MATERIAL TO PROCESS:
════
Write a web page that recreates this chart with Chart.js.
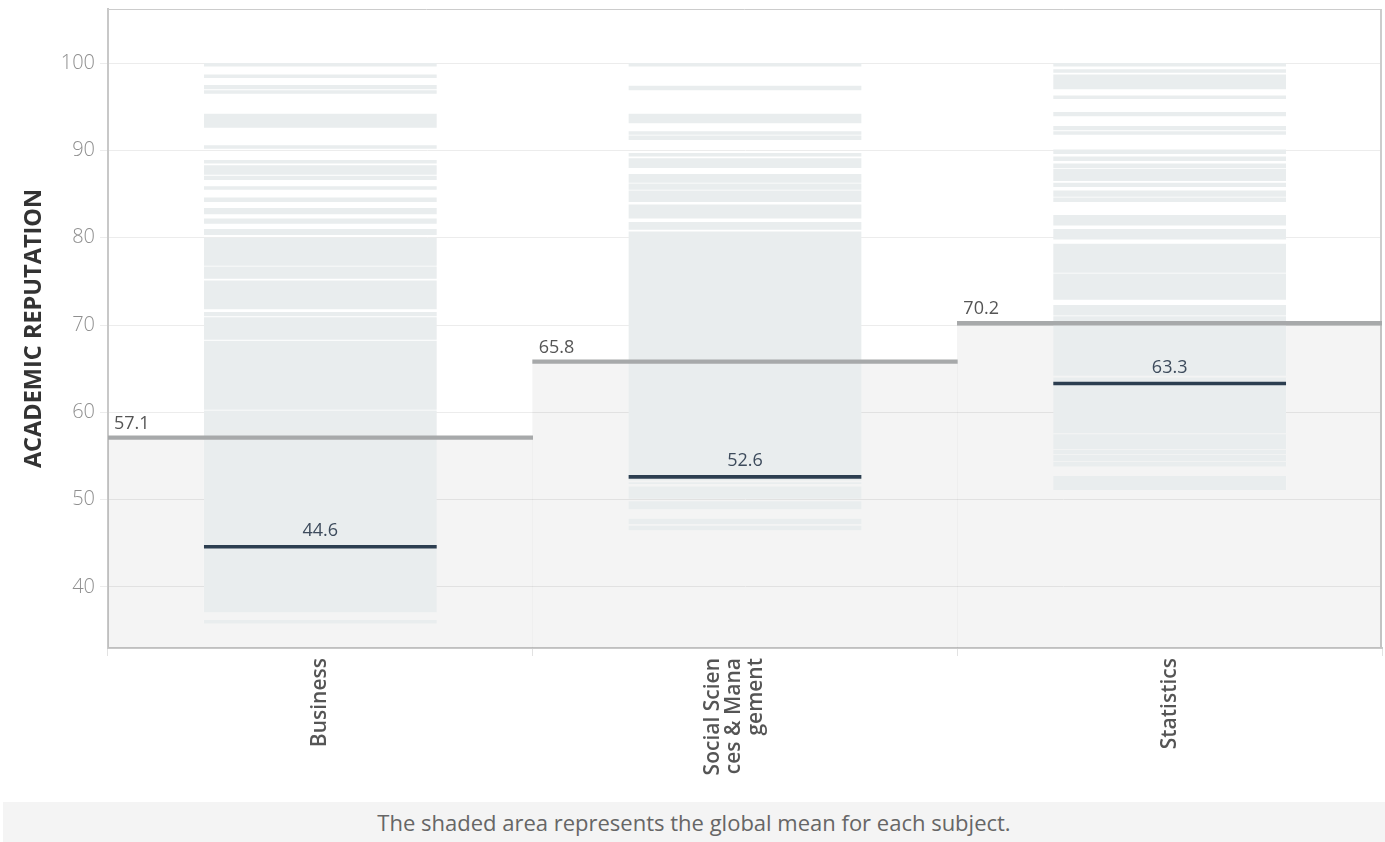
<!DOCTYPE html>
<html lang="en">
<head>
    <meta charset="UTF-8">
    <title>Academic Reputation by Subject</title>
    <script src="https://cdn.jsdelivr.net/npm/chart.js"></script>
    <style>
        body {
            margin: 0;
            background: #fff;
            font-family: "Open Sans", sans-serif;
            overflow: hidden;
        }
        .chart-box {
            position: absolute;
            left: 0;
            top: -8px;
            width: 1385px;
            height: 808px;
        }
        .note {
            position: absolute;
            left: 3px;
            top: 802px;
            width: 1382px;
            height: 40px;
            line-height: 40px;
            background: #f4f4f4;
            color: #666;
            font-size: 22px;
            text-align: center;
        }
    </style>
</head>
<body>
<div class="chart-box"><canvas id="chart"></canvas></div>
<div class="note">The shaded area represents the global mean for each subject.</div>

<script>
    const subjects = ['Business', 'Social Sciences & Management', 'Statistics'];
    const subjectLabels = ['Business', ['Social Scien', 'ces & Mana', 'gement'], 'Statistics'];
    const globalMean = [57.1, 65.8, 70.2];
    const subjectMean = [44.6, 52.6, 63.3];
    const yTicks = [40, 50, 60, 70, 80, 90, 100];
    const yMin = 33;
    const yMax = 106.2;

    // score bands of the institutions in each subject [low, high]
    const businessBands = [
        [99.6, 100], [98.3, 98.7], [97.0, 97.5], [96.5, 96.9], [92.6, 94.2], [90.2, 90.6],
        [88.5, 88.9], [87.2, 88.3], [86.6, 87.1], [85.5, 85.9], [84.1, 84.6], [82.7, 83.4],
        [81.6, 82.2], [80.3, 81.0], [76.8, 80.0], [75.3, 76.7], [71.8, 75.1], [71.0, 71.5],
        [68.3, 70.9], [60.3, 68.2], [37.1, 60.2], [35.8, 36.2]
    ];
    const socialBands = [
        [99.6, 100], [96.9, 97.4], [93.1, 94.2], [91.8, 92.2], [91.2, 91.7], [89.3, 89.7],
        [88.0, 89.1], [86.3, 87.3], [85.5, 86.2], [84.1, 85.4], [82.2, 83.8], [80.9, 81.8],
        [52.2, 80.7], [51.8, 52.0], [50.1, 51.5], [48.9, 49.8], [47.2, 47.8], [46.5, 47.0]
    ];
    const statsBands = [
        [99.6, 100], [98.9, 99.3], [97.0, 98.7], [95.9, 96.3], [93.9, 94.4], [92.3, 92.8],
        [91.8, 92.2], [89.6, 90.1], [88.8, 89.3], [88.0, 88.5], [86.5, 87.9], [85.8, 86.3],
        [84.7, 85.4], [84.1, 84.6], [81.4, 82.6], [79.8, 81.0], [76.0, 79.3], [72.9, 75.9],
        [71.1, 72.3], [64.2, 71.0], [57.6, 64.0], [55.8, 57.5], [55.2, 55.7], [54.4, 55.1],
        [53.8, 54.3], [51.1, 52.7]
    ];

    const bandData = [];
    [businessBands, socialBands, statsBands].forEach((bands, i) => {
        bands.forEach(b => bandData.push({ x: subjectLabels[i], y: b }));
    });

    const half = 0.21;
    const xFontSize = 21;
    const xLineHeight = 1.03;

    const frame = {
        id: 'frame',
        beforeDatasetsDraw(chart) {
            const { ctx, chartArea: a } = chart;
            ctx.save();
            ctx.strokeStyle = '#cccccc';
            ctx.lineWidth = 1;
            ctx.beginPath();
            ctx.moveTo(a.left, a.top + 0.5);
            ctx.lineTo(a.right - 0.5, a.top + 0.5);
            ctx.stroke();
            ctx.lineWidth = 2;
            ctx.beginPath();
            ctx.moveTo(a.right - 1, a.top);
            ctx.lineTo(a.right - 1, a.bottom);
            ctx.stroke();
            ctx.restore();
        }
    };

    // wrapped tick label sits a bit left of its tick, like the original
    const shiftWrapped = {
        id: 'shiftWrapped',
        beforeDraw(chart) {
            const items = chart.scales.x.getLabelItems();
            items.forEach(it => {
                if (Array.isArray(it.label) && !it._shifted) {
                    it.options.translation[0] -= 1.5 * xFontSize * xLineHeight;
                    it._shifted = true;
                }
            });
        }
    };

    const valueLabels = {
        id: 'valueLabels',
        afterDatasetsDraw(chart) {
            const ctx = chart.ctx;
            ctx.save();
            ctx.font = '18px "Open Sans"';
            ctx.textBaseline = 'alphabetic';

            chart.getDatasetMeta(2).data.forEach((el, i) => {
                const top = Math.min(el.y, el.base);
                ctx.fillStyle = '#555';
                ctx.textAlign = 'left';
                ctx.fillText(globalMean[i].toFixed(1), el.x - el.width / 2 + 6, top - 7);
            });
            chart.getDatasetMeta(3).data.forEach((el, i) => {
                const top = Math.min(el.y, el.base);
                ctx.fillStyle = '#3d4b5c';
                ctx.textAlign = 'center';
                ctx.fillText(subjectMean[i].toFixed(1), el.x, top - 9);
            });
            ctx.restore();
        }
    };

    new Chart(document.getElementById('chart'), {
        type: 'bar',
        data: {
            labels: subjectLabels,
            datasets: [
                {
                    label: 'Global mean area',
                    data: globalMean.map(v => [yMin, v]),
                    backgroundColor: 'rgba(0, 0, 0, 0.045)',
                    barPercentage: 1,
                    categoryPercentage: 1,
                    grouped: false,
                    order: 4
                },
                {
                    label: 'Institutions',
                    data: bandData,
                    backgroundColor: '#e9edee',
                    barPercentage: 0.548,
                    categoryPercentage: 1,
                    grouped: false,
                    order: 3
                },
                {
                    label: 'Global mean',
                    data: globalMean.map(v => [v - half, v + half]),
                    backgroundColor: '#a7a9aa',
                    barPercentage: 1,
                    categoryPercentage: 1,
                    grouped: false,
                    order: 2
                },
                {
                    label: 'Subject mean',
                    data: subjectMean.map(v => [v - half, v + half]),
                    backgroundColor: '#2c3e50',
                    barPercentage: 0.548,
                    categoryPercentage: 1,
                    grouped: false,
                    order: 1
                }
            ]
        },
        options: {
            responsive: true,
            maintainAspectRatio: false,
            animation: false,
            layout: { padding: { top: 0, right: 3, left: 0, bottom: 0 } },
            plugins: {
                legend: { display: false },
                tooltip: { enabled: false }
            },
            scales: {
                x: {
                    afterFit: scale => { scale.height = 152; },
                    grid: {
                        drawOnChartArea: false,
                        offset: true,
                        tickLength: 8,
                        color: '#e2e2e2'
                    },
                    border: { color: '#c8c8c8', width: 2 },
                    ticks: {
                        minRotation: 90,
                        maxRotation: 90,
                        padding: 2,
                        color: '#555',
                        font: { family: 'Open Sans', size: xFontSize, weight: '600', lineHeight: xLineHeight }
                    }
                },
                y: {
                    min: yMin,
                    max: yMax,
                    afterFit: scale => { scale.width = 108; },
                    afterBuildTicks: scale => { scale.ticks = yTicks.map(v => ({ value: v })); },
                    grid: { color: '#ececec', tickLength: 8 },
                    border: { color: '#c8c8c8', width: 2 },
                    ticks: {
                        padding: 5,
                        color: '#8f8f8f',
                        font: { family: 'Open Sans', size: 20, weight: '300' }
                    },
                    title: {
                        display: true,
                        text: 'ACADEMIC REPUTATION',
                        color: '#333',
                        padding: { top: 20, bottom: 0 },
                        font: { family: 'Open Sans', size: 23.5, weight: 'bold' }
                    }
                }
            }
        },
        plugins: [frame, shiftWrapped, valueLabels]
    });
</script>
</body>
</html>
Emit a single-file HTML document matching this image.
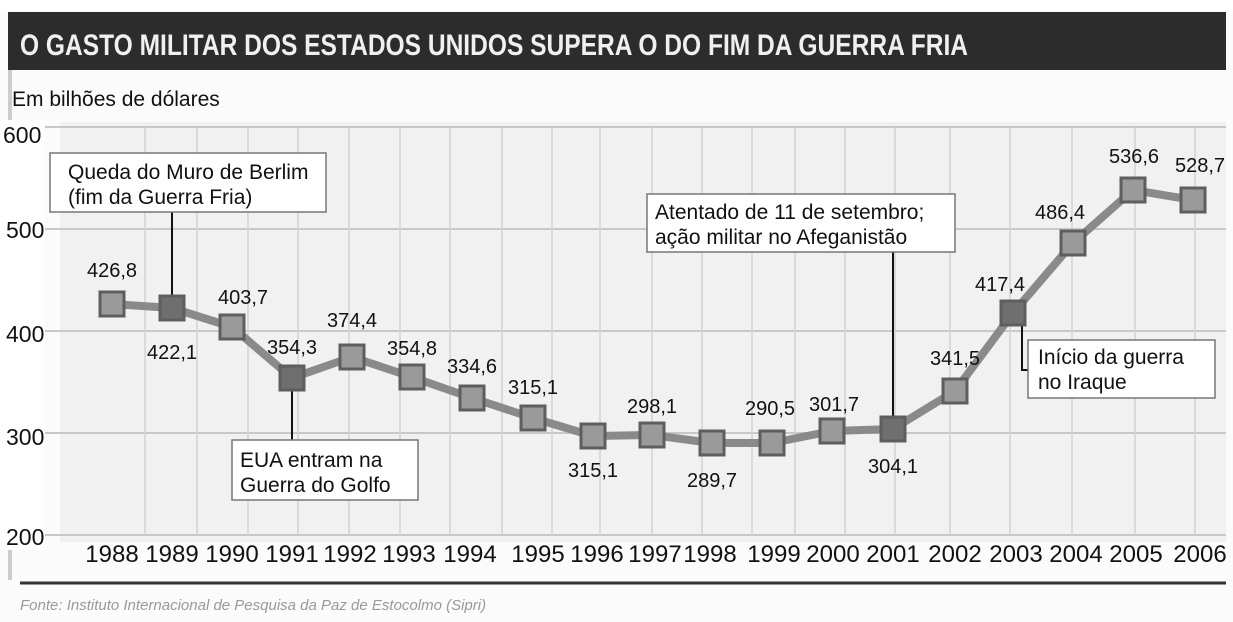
<!DOCTYPE html>
<html><head><meta charset="utf-8"><style>
html,body{margin:0;padding:0;background:#fff;}
svg{display:block;}
text{font-family:"Liberation Sans",sans-serif;fill:#111;}
</style></head><body>
<svg width="1233" height="622" viewBox="0 0 1233 622">
<rect width="1233" height="622" fill="#fbfbfb"/>
<rect x="0" y="0" width="1233" height="10" fill="#fff"/>
<rect x="8" y="12" width="1218" height="58" fill="#2c2c2c"/>
<text x="20" y="55" font-size="30" font-weight="bold" style="fill:#f0f0f0;font-family:'Liberation Sans Narrow','Liberation Sans',sans-serif" textLength="948" lengthAdjust="spacingAndGlyphs">O GASTO MILITAR DOS ESTADOS UNIDOS SUPERA O DO FIM DA GUERRA FRIA</text>
<rect x="8" y="70" width="4" height="510" fill="#ccc"/>
<text x="12" y="106" font-size="21">Em bilhões de dólares</text>
<rect x="60" y="122" width="1166" height="420" fill="#f1f1f1"/>
<g stroke="#c8c8c8" stroke-width="2">
<line x1="45" y1="127" x2="1226" y2="127"/>
<line x1="45" y1="229" x2="1226" y2="229"/>
<line x1="45" y1="331" x2="1226" y2="331"/>
<line x1="45" y1="433" x2="1226" y2="433"/>
<line x1="45" y1="535" x2="1226" y2="535"/>
</g>
<g stroke="#d2d2d2" stroke-width="1.5">
<line x1="145" y1="127" x2="145" y2="535"/><line x1="197" y1="127" x2="197" y2="535"/><line x1="248" y1="127" x2="248" y2="535"/><line x1="298" y1="127" x2="298" y2="535"/><line x1="349" y1="127" x2="349" y2="535"/><line x1="400" y1="127" x2="400" y2="535"/><line x1="450" y1="127" x2="450" y2="535"/><line x1="502" y1="127" x2="502" y2="535"/><line x1="552" y1="127" x2="552" y2="535"/><line x1="600" y1="127" x2="600" y2="535"/><line x1="652" y1="127" x2="652" y2="535"/><line x1="702" y1="127" x2="702" y2="535"/><line x1="752" y1="127" x2="752" y2="535"/><line x1="795" y1="127" x2="795" y2="535"/><line x1="845" y1="127" x2="845" y2="535"/><line x1="895" y1="127" x2="895" y2="535"/><line x1="950" y1="127" x2="950" y2="535"/><line x1="1010" y1="127" x2="1010" y2="535"/><line x1="1072" y1="127" x2="1072" y2="535"/><line x1="1135" y1="127" x2="1135" y2="535"/><line x1="1195" y1="127" x2="1195" y2="535"/>
</g>
<rect x="0" y="120" width="44" height="430" fill="#fff"/>
<g font-size="23">
<text x="3" y="143">600</text><text x="6" y="238">500</text><text x="6" y="342">400</text><text x="6" y="445">300</text><text x="6" y="545">200</text>
</g>
<g stroke="#111" stroke-width="2" fill="none">
<line x1="172" y1="210" x2="172" y2="300"/>
<line x1="292" y1="385" x2="292" y2="442"/>
<line x1="893" y1="250" x2="893" y2="420"/>
<polyline points="1022,325 1022,370 1030,370"/>
</g>
<polyline fill="none" stroke="#8a8a8a" stroke-width="8" stroke-linejoin="round" points="112,304 172,308 232,327 292,378 352,357 412,377 472,398 533,418 593,436 652,435 712,443 772,443 832,431 893,429 955,391 1013,313 1073,243 1133,190 1193,200"/>
<g stroke="#5e5e5e" stroke-width="3" fill="#9a9a9a">
<rect x="100" y="292" width="24" height="24"/>
<rect x="160" y="296" width="24" height="24" fill="#6f6f6f"/>
<rect x="220" y="315" width="24" height="24"/>
<rect x="280" y="366" width="24" height="24" fill="#6f6f6f"/>
<rect x="340" y="345" width="24" height="24"/>
<rect x="400" y="365" width="24" height="24"/>
<rect x="460" y="386" width="24" height="24"/>
<rect x="521" y="406" width="24" height="24"/>
<rect x="581" y="424" width="24" height="24"/>
<rect x="640" y="423" width="24" height="24"/>
<rect x="700" y="431" width="24" height="24"/>
<rect x="760" y="431" width="24" height="24"/>
<rect x="820" y="419" width="24" height="24"/>
<rect x="881" y="417" width="24" height="24" fill="#6f6f6f"/>
<rect x="943" y="379" width="24" height="24"/>
<rect x="1001" y="301" width="24" height="24" fill="#6f6f6f"/>
<rect x="1061" y="231" width="24" height="24"/>
<rect x="1121" y="178" width="24" height="24"/>
<rect x="1181" y="188" width="24" height="24"/>
</g>
<g font-size="20" text-anchor="middle">
<text x="112" y="277">426,8</text><text x="172" y="359">422,1</text><text x="243" y="304">403,7</text><text x="292" y="354">354,3</text><text x="352" y="327">374,4</text><text x="412" y="355">354,8</text><text x="472" y="373">334,6</text><text x="533" y="394">315,1</text><text x="593" y="477">315,1</text><text x="652" y="413">298,1</text><text x="712" y="487">289,7</text><text x="770" y="415">290,5</text><text x="834" y="411">301,7</text><text x="893" y="473">304,1</text><text x="955" y="365">341,5</text><text x="1000" y="291">417,4</text><text x="1060" y="219">486,4</text><text x="1134" y="163">536,6</text><text x="1200" y="172">528,7</text>
</g>
<g fill="#fff" stroke="#777" stroke-width="1.5">
<rect x="50" y="153" width="276" height="59"/>
<rect x="232" y="440" width="186" height="60"/>
<rect x="647" y="194" width="308" height="58"/>
<rect x="1028" y="340" width="187" height="58"/>
</g>
<g font-size="21">
<text x="68" y="179">Queda do Muro de Berlim</text><text x="68" y="204">(fim da Guerra Fria)</text>
<text x="240" y="467">EUA entram na</text><text x="240" y="492">Guerra do Golfo</text>
<text x="655" y="219">Atentado de 11 de setembro;</text><text x="655" y="244">ação militar no Afeganistão</text>
<text x="1038" y="364">Início da guerra</text><text x="1038" y="389">no Iraque</text>
</g>
<g font-size="24" text-anchor="middle">
<text x="112" y="562">1988</text><text x="172" y="562">1989</text><text x="232" y="562">1990</text><text x="292" y="562">1991</text><text x="350" y="562">1992</text><text x="409" y="562">1993</text><text x="470" y="562">1994</text><text x="538" y="562">1995</text><text x="597" y="562">1996</text><text x="655" y="562">1997</text><text x="710" y="562">1998</text><text x="774" y="562">1999</text><text x="833" y="562">2000</text><text x="893" y="562">2001</text><text x="955" y="562">2002</text><text x="1016" y="562">2003</text><text x="1076" y="562">2004</text><text x="1136" y="562">2005</text><text x="1200" y="562">2006</text>
</g>
<line x1="20" y1="583" x2="1226" y2="583" stroke="#333" stroke-width="3"/>
<text x="20" y="610" font-size="15" font-style="italic" style="fill:#999">Fonte: Instituto Internacional de Pesquisa da Paz de Estocolmo (Sipri)</text>
</svg>
</body></html>
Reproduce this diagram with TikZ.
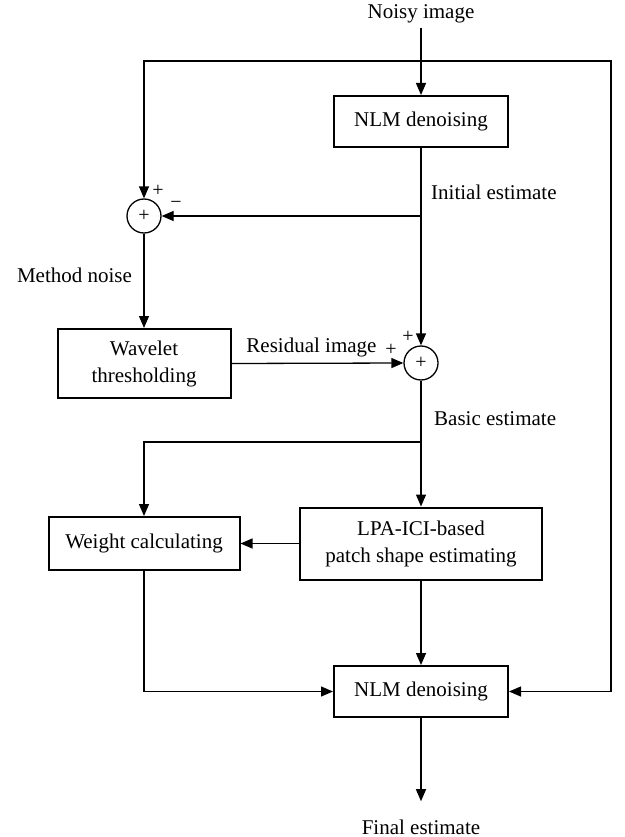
\documentclass[tikz,border=0pt]{standalone}
\usepackage{fontspec}
\setmainfont{Liberation Serif}
\usetikzlibrary{arrows.meta}
\begin{document}
\begin{tikzpicture}[x=1pt,y=-1pt,
 every node/.style={font=\fontsize{21}{27}\selectfont},
 box/.style={draw, line width=2pt, align=center, inner sep=0pt},
 sumc/.style={circle, draw, line width=1.3pt, minimum size=34pt, inner sep=0pt, font=\fontsize{20}{20}\selectfont},
 sign/.style={inner sep=0pt, font=\fontsize{20}{20}\selectfont},
 lbl/.style={inner sep=0pt},
 conn/.style={line width=1.3pt},
 tip/.tip={Triangle[length=12pt,width=10pt]},
 arr/.style={conn, -tip}]
\useasboundingbox (0,0) rectangle (624,837);

% nodes
\node[lbl, anchor=base, inner ysep=4pt] (noisy) at (421,19) {Noisy image};
\node[box, minimum width=174pt, minimum height=51pt] (nlm1) at (421,121.5) {NLM denoising};
\node[sumc] (sum1) at (144,216) {+};
\node[sumc] (sum2) at (421,363) {+};
\node[box, minimum width=173pt, minimum height=69pt] (wav) at (144,363.5) {Wavelet\\thresholding};
\node[box, minimum width=191pt, minimum height=53pt] (weight) at (144,543.5) {Weight calculating};
\node[box, minimum width=242pt, minimum height=72pt] (lpa) at (421,543.5) {LPA-ICI-based\\patch shape estimating};
\node[box, minimum width=174pt, minimum height=51pt] (nlm2) at (421,691.5) {NLM denoising};
\node[lbl, anchor=base] (final) at (421,834) {Final estimate};

% labels
\node[lbl, anchor=base west] (ie) at (431,199) {Initial estimate};
\node[lbl, anchor=base] (mn) at (74.5,282) {Method noise};
\node[lbl, anchor=base] (ri) at (311.5,352) {Residual image};
\node[lbl, anchor=base west] (be) at (434,425) {Basic estimate};
\node[sign] (s1a) at (158,191) {+};
\node[sign] (s1b) at (176,205) {−};
\node[sign] (s2a) at (408,337) {+};
\node[sign] (s2b) at (391,350) {+};

% coordinates
\coordinate (tl) at (144,61);
\coordinate (tr) at (611,61);
\coordinate (j1) at (421,216);
\coordinate (j2) at (421,442);

% connectors
\draw[conn, tip-tip] (sum1.north) -- (tl) -- (tr) -- (tr |- nlm2.east) -- (nlm2.east);
\draw[arr] (noisy.south) -- (nlm1.north);
\draw[arr] (nlm1.south) -- (sum2.north);
\draw[arr] (j1) -- (sum1.east);
\draw[arr] (sum1.south) -- (wav.north);
\draw[arr] (wav.east) -- (sum2.west);
\draw[arr] (sum2.south) -- (lpa.north);
\draw[arr] (j2) -- (j2 -| weight.north) -- (weight.north);
\draw[arr] (lpa.west) -- (weight.east);
\draw[arr] (lpa.south) -- (nlm2.north);
\draw[arr] (weight.south) -- (weight.south |- nlm2.west) -- (nlm2.west);
\draw[arr, shorten >=18pt] (nlm2.south) -- (final.north);
\end{tikzpicture}
\end{document}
════
WRITTEN TASK: Take each line containing the string "this" and copy it out.

SOLUTION:
Write a web page that recreates this chart with Chart.js.
Emit a single-file HTML document matching this image.
Reproduce this diagram with TikZ.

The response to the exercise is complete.